Two profs, Kathleen Bogle, teaching sociology and criminal justice (whatever that is) at LaSalle, and Anne Coughlin, a lawprof at UVA, apparently recognized the confusion wrought by an excess of passion and a dearth of reason and decided to fix the problem. Their post at Slate is entitled The Missing Key to Fighting Sexual Assault on Campus, with the subtitle, Universities must make clear when having sex with a drunk person is a crime.
When the crime of rape was tethered to both a cognizable definition and constitutionally adequate notice, such that the male understood where the line was and he would be committing rape by crossing it, the incidence of false rape accusations was entirely different. There were objective standards one could focus on to determine whether an accusation met the minimum bar of what constituted a crime.
A complaint, for example, that the woman was drunk, enthusiastically consented and participated in sex, and decided the next day that her freely-given consent was invalid, and so the fellow with whom she shared a fun and invigorating evening the night before morphed into a rapist the next day. That the man was drunk too is irrelevant to the new calculus, but it’s irrelevant regardless.

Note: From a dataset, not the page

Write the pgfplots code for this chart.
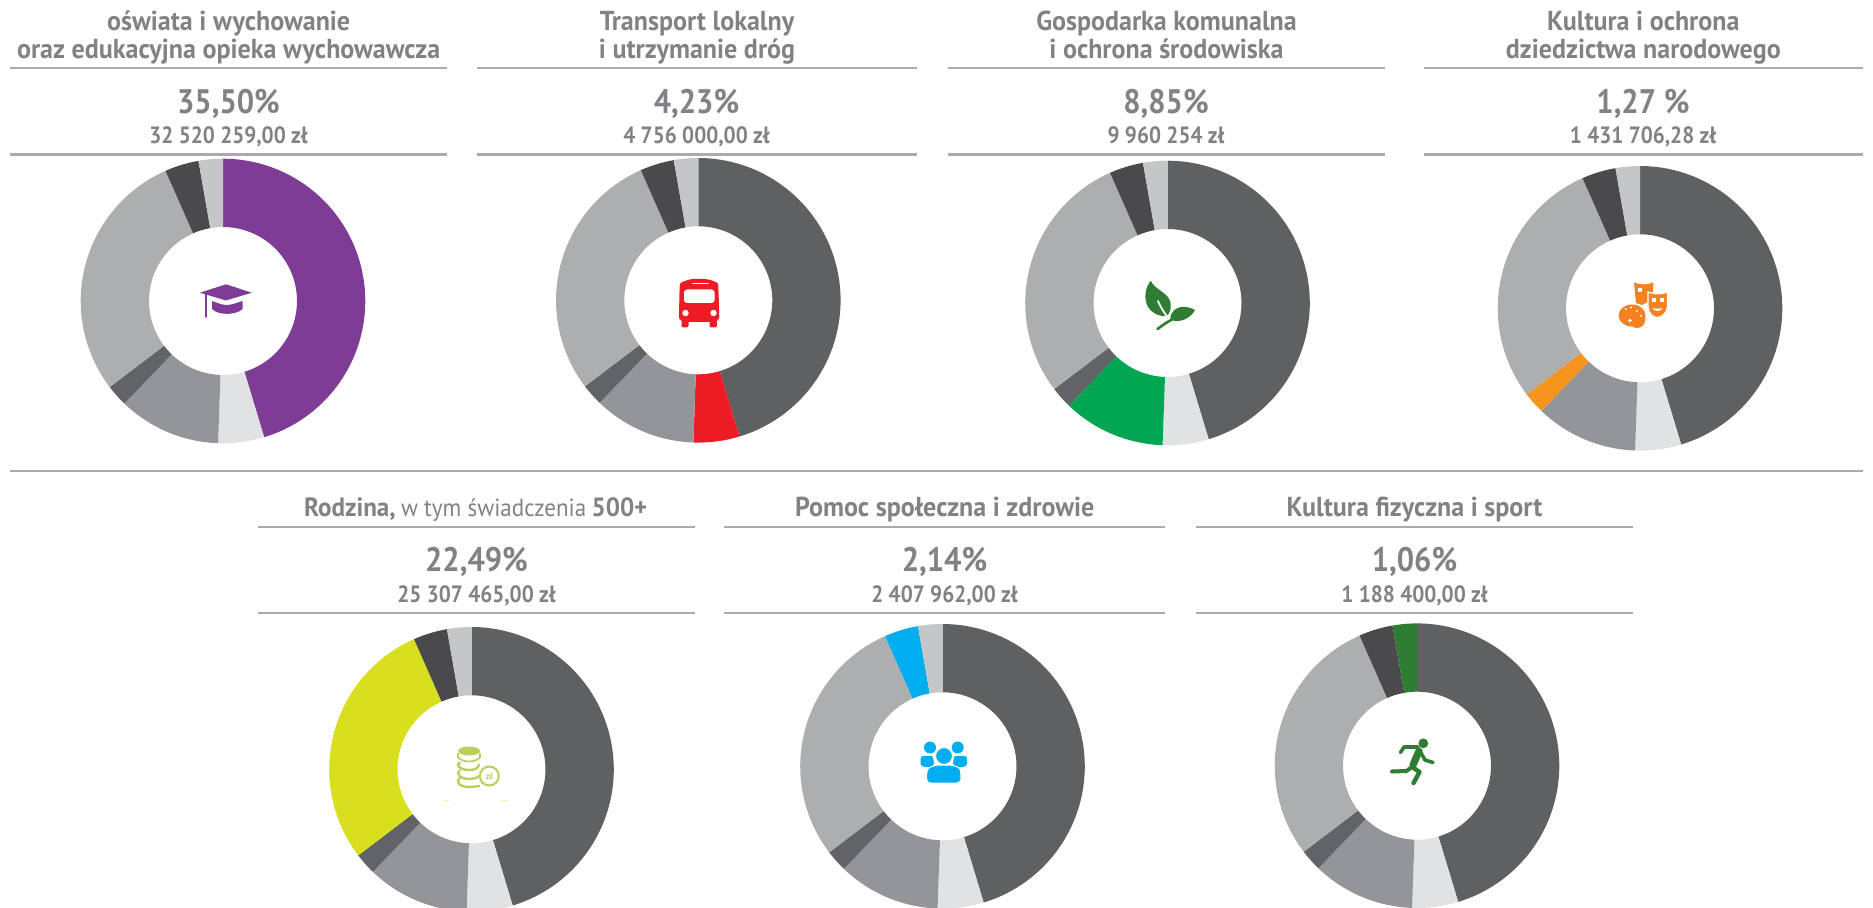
\documentclass[border=0pt]{standalone}
\usepackage{fontspec}
\usepackage{pgfplots}
\pgfplotsset{compat=1.18}
\setmainfont{PT Sans}
\newfontfamily\hd{PT Sans}[FakeStretch=0.93]
\newfontfamily\hdb{PT Sans Bold}[FakeStretch=0.95]
\newfontfamily\hdc{PT Sans Bold}[FakeStretch=0.9]
\newcommand\ttl{\hdb\fontsize{13.7}{15}\selectfont}
\newcommand\ttr{\hd\fontsize{12.4}{15}\selectfont}
\newcommand\pct{\hdc\fontsize{17}{20}\selectfont}
\newcommand\amt{\hdc\fontsize{11.8}{14}\selectfont}

\definecolor{txt}{HTML}{808285}
\definecolor{rule}{HTML}{A9ABAE}
\definecolor{slice1}{HTML}{5F6062}
\definecolor{slice2}{HTML}{E1E2E4}
\definecolor{slice3}{HTML}{939598}
\definecolor{slice4}{HTML}{626366}
\definecolor{slice5}{HTML}{ADAEB0}
\definecolor{slice6}{HTML}{4A4A4C}
\definecolor{slice7}{HTML}{C5C6C8}
\definecolor{purple1}{HTML}{7F3C96}
\definecolor{red1}{HTML}{ED1C24}
\definecolor{green1}{HTML}{00A651}
\definecolor{orange1}{HTML}{F7941D}
\definecolor{orange2}{HTML}{F58220}
\definecolor{yellow1}{HTML}{D7DF1E}
\definecolor{coin}{HTML}{B9D05A}
\definecolor{blue1}{HTML}{00AEEF}
\definecolor{green2}{HTML}{2E7D32}

% slice shares in percent, clockwise from the top
\def\shares{45.33,5.22,11.64,2.47,28.72,3.86,2.76}

% centre x, centre y (px), slice in colour, its colour
\newcommand\donut[4]{%
  \begin{axis}[hide axis, scale only axis, width=142.3pt, height=142.3pt,
      xmin=-1, xmax=1, ymin=-1, ymax=1, clip=false,
      anchor=center, at={(#1*0.5pt,-#2*0.5pt)}]
    \gdef\ang{0}
    \foreach \s [count=\i] in \shares {
      \pgfmathsetmacro\angb{\ang+3.6*\s}
      \pgfmathtruncatemacro\n{ceil(3.6*\s/2)}
      \gdef\pts{}
      \foreach \k in {0,...,\n} {
        \pgfmathsetmacro\t{\ang+(\angb-\ang)*\k/\n}
        \pgfmathsetmacro\qx{sin(\t)}
        \pgfmathsetmacro\qy{cos(\t)}
        \xdef\pts{\pts (\qx,\qy)}
      }
      \foreach \k in {\n,...,0} {
        \pgfmathsetmacro\t{\ang+(\angb-\ang)*\k/\n}
        \pgfmathsetmacro\qx{0.52*sin(\t)}
        \pgfmathsetmacro\qy{0.52*cos(\t)}
        \xdef\pts{\pts (\qx,\qy)}
      }
      \edef\col{\ifnum\i=#3 #4\else slice\i\fi}
      \edef\temp{\noexpand\addplot[fill=\col, draw=none, forget plot] coordinates {\pts};}
      \temp
      \xdef\ang{\angb}
    }
  \end{axis}%
}
\newcommand\hr[3]{\draw[rule, line width=1.2pt] (#1,#3) -- (#2,#3);}

\begin{document}
\begin{tikzpicture}
\useasboundingbox (0,0) rectangle (936.5pt,-454pt);
\clip (0,0) rectangle (936.5pt,-454pt);

\donut{223}{301}{1}{purple1}
\donut{698.3}{300.3}{2}{red1}
\donut{1167.5}{303}{3}{green1}
\donut{1640}{308.3}{4}{orange1}
\donut{471.5}{769.3}{5}{yellow1}
\donut{942.5}{766.3}{6}{blue1}
\donut{1417}{765.7}{7}{green2}

\begin{scope}[x=0.5pt, y=-0.5pt, every node/.style={anchor=base, inner sep=0pt, text=txt}]
% rules
\hr{10.3}{447}{68}\hr{10.3}{447}{154.5}
\hr{477}{917.3}{68}\hr{477}{917.3}{154.5}
\hr{948}{1385}{68}\hr{948}{1385}{154.5}
\hr{1424.3}{1862.7}{68}\hr{1424.3}{1862.7}{154.5}
\hr{10}{1863}{471.3}
\hr{258.3}{695}{527.3}\hr{258.3}{695}{613}
\hr{724}{1165}{527.3}\hr{724}{1165}{613}
\hr{1195.7}{1632.7}{527.3}\hr{1195.7}{1632.7}{613}

% upper row
\node at (228.7,30.7) {\ttl oświata i wychowanie};
\node at (228.7,58.3) {\ttl oraz edukacyjna opieka wychowawcza};
\node at (228.5,114) {\pct 35,50\%};
\node at (228.5,143.3) {\amt 32 520 259,00 zł};
\node at (697,30.7) {\ttl Transport lokalny};
\node at (697,58.3) {\ttl i utrzymanie dróg};
\node at (696.5,114) {\pct 4,23\%};
\node at (696.5,143.3) {\amt 4 756 000,00 zł};
\node at (1166.5,30.7) {\ttl Gospodarka komunalna};
\node at (1166.5,58.3) {\ttl i ochrona środowiska};
\node at (1166,114) {\pct 8,85\%};
\node at (1166,143.3) {\amt 9 960 254 zł};
\node at (1643.3,30.7) {\ttl Kultura i ochrona};
\node at (1643.3,58.3) {\ttl dziedzictwa narodowego};
\node at (1643,114) {\pct 1,27 \%};
\node at (1643,143.3) {\amt 1 431 706,28 zł};
% lower row
\node at (475.8,516.7) {{\hdb\fontsize{13.2}{15}\selectfont Rodzina,} {\ttr w tym świadczenia} {\hdb\fontsize{13.2}{15}\selectfont 500+}};
\node at (476.5,571.7) {\pct 22,49\%};
\node at (476.5,602.3) {\amt 25 307 465,00 zł};
\node at (944.7,516.7) {\ttl Pomoc społeczna i zdrowie};
\node at (944.5,571.7) {\pct 2,14\%};
\node at (944.5,602.3) {\amt 2 407 962,00 zł};
\node at (1414.5,516.7) {\ttl Kultura fizyczna i sport};
\node at (1414.5,571.7) {\pct 1,06\%};
\node at (1414.5,602.3) {\amt 1 188 400,00 zł};

% icons
% cap
\fill[purple1] (200,292.7) -- (226,284.3) -- (251.7,292.7) -- (226,300.5) -- cycle;
\fill[purple1] (212,301) .. controls (218,303) and (222,305) .. (226,305) .. controls (232,305) and (236,303) .. (242.5,301)
  -- (242.5,309) .. controls (236,315.5) and (218,315.5) .. (212,309) -- cycle;
\draw[purple1, line width=1pt, line cap=round] (206,294) -- (206,317);
% bus
\fill[red1, rounded corners=3pt] (679,316) -- (679.5,290) .. controls (680,282) and (690,279) .. (699,279) .. controls (708,279) and (718,282) .. (718.5,290) -- (719.3,316) -- (719.3,322) -- (679,322) -- cycle;
\fill[red1, rounded corners=1pt] (681.5,320) rectangle (688.5,327.5);
\fill[red1, rounded corners=1pt] (709.5,320) rectangle (717,327.5);
\fill[white, rounded corners=1.5pt] (684,289.5) rectangle (714.5,303);
\fill[white] (691.5,283) rectangle (709,284.4);
\fill[white] (685.5,313) circle (3.2);
\fill[white] (713.5,313) circle (3.2);
% leaves
\fill[green2] (1150.7,280.7) .. controls (1146,287) and (1144,295) .. (1146,302) .. controls (1148,310) and (1155,315) .. (1162,316)
  .. controls (1170,318) and (1172,308) .. (1170,301) .. controls (1167,292) and (1155,290) .. (1150.7,280.7) -- cycle;
\fill[green2] (1195,310) .. controls (1186,305) and (1176,306) .. (1172,313) .. controls (1170,316) and (1170,319) .. (1171,320)
  .. controls (1180,323) and (1190,319) .. (1195,310) -- cycle;
\draw[green2, line width=1.3pt, line cap=round] (1157.5,329) .. controls (1163,325) and (1167,322) .. (1172,319.5);
\draw[white, line width=0.9pt, line cap=round] (1158,301) .. controls (1160,306) and (1163,311) .. (1168,318);
% masks
\fill[orange2] (1634,282.5) .. controls (1640,285) and (1647,285) .. (1653.5,282.5) -- (1652.5,296) .. controls (1652,300) and (1646,303) .. (1642,305) -- (1636,303) -- cycle;
\fill[white] (1638,288.5) rectangle (1642,292.5);
\fill[orange2, draw=white, line width=0.6pt] (1648,292) .. controls (1654,294.5) and (1661,294.5) .. (1667.5,292) -- (1667.5,306) .. controls (1667.5,313) and (1661,317.5) .. (1657.5,317.5) .. controls (1653,317.5) and (1648,313) .. (1648,306) -- cycle;
\fill[white] (1652,298.5) rectangle (1655.5,302);
\fill[white] (1660,298.5) rectangle (1663.5,302);
\fill[white] (1652.5,308) .. controls (1655,309) and (1660,309) .. (1662.5,308) .. controls (1661,312) and (1654,312) .. (1652.5,308) -- cycle;
\fill[orange2] (1632,315.5) ellipse (13.5 and 11);
\fill[orange2] (1637,319) ellipse (8.5 and 9);
\fill[white] (1626,309) circle (1.2);
\fill[white] (1631,307.5) circle (1.2);
\fill[white] (1637,311) circle (1.2);
\fill[white] (1641,316) circle (1.2);
\fill[white] (1630,320.5) circle (1.8);
% coins
\fill[coin] (469,751) ellipse (11 and 4.5);
\draw[coin, line width=0.9pt] (458,753) -- (458,757) .. controls (462,763) and (476,763) .. (480,757) -- (480,753);
\draw[coin, line width=1.2pt] (460,762) .. controls (455,765) and (460,770) .. (469,770) .. controls (475,770) and (479,768) .. (479,764);
\draw[coin, line width=1.2pt] (460,770) .. controls (455,773) and (460,779) .. (469,779) .. controls (473,779) and (477,778) .. (479,776);
\draw[coin, line width=1.2pt] (460,778) .. controls (455,782) and (460,787) .. (469,787) -- (480,786);
\draw[coin, line width=1pt] (489.3,776) circle (9.5);
\node[text=coin, anchor=center] at (489.3,776) {\hdb\fontsize{4.5}{5}\selectfont zł};
\draw[yellow1!45, line width=0.4pt] (444,800) -- (449,800);
\draw[yellow1!45, line width=0.4pt] (502,800) -- (507,800);
% people
\fill[blue1] (930,747.5) circle (6);
\fill[blue1] (957.7,747.5) circle (6);
\fill[blue1, rounded corners=2pt] (920.5,767) -- (920.5,761) .. controls (921,755.5) and (932,755.5) .. (934,760) -- (934,767) -- cycle;
\fill[blue1, rounded corners=2pt] (967,767) -- (967,761) .. controls (966.5,755.5) and (955,755.5) .. (953,760) -- (953,767) -- cycle;
\fill[blue1, draw=white, line width=0.5pt] (944,756) circle (8.5);
\fill[blue1, draw=white, line width=0.5pt, rounded corners=2pt] (926.5,783) -- (926.5,774) .. controls (928,767) and (935,765) .. (944,765) .. controls (953,765) and (960,767) .. (961,774) -- (961,783) -- cycle;
% runner
\fill[green2] (1423.3,743.3) circle (4.9);
\draw[green2, line width=3.6pt, line cap=round, line join=round] (1419,751) -- (1413,765);
\draw[green2, line width=1.8pt, line cap=round, line join=round] (1420,751) -- (1425,760) -- (1433,762.5);
\draw[green2, line width=1.8pt, line cap=round, line join=round] (1418,747) -- (1404,747) -- (1400.5,752.5);
\draw[green2, line width=2pt, line cap=round, line join=round] (1412,767) -- (1406.5,771) -- (1392,771.5);
\draw[green2, line width=2.2pt, line cap=round, line join=round] (1412,767) -- (1419.5,772) -- (1413.5,783);
\end{scope}
\end{tikzpicture}
\end{document}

Not only are there false rapes in the sense that sex never happened, or that sex happened but the accused was not the perpetrator, but there are false rapes in the sense that it was rape only because the accuser sincerely believes she was raped, even if the conduct involved fails to meet objective elements of an offense. Under the current regime, where the definition of the crime has become so squishy as to include whatever conduct the woman believes to be rape, we have eradicated the ability to distinguish between “real” and false” rape accusations because the word has been reduced to substantive meaninglessness. What was once a heinous crime is now whatever the “survivor” says it is, even if a good time was had by all.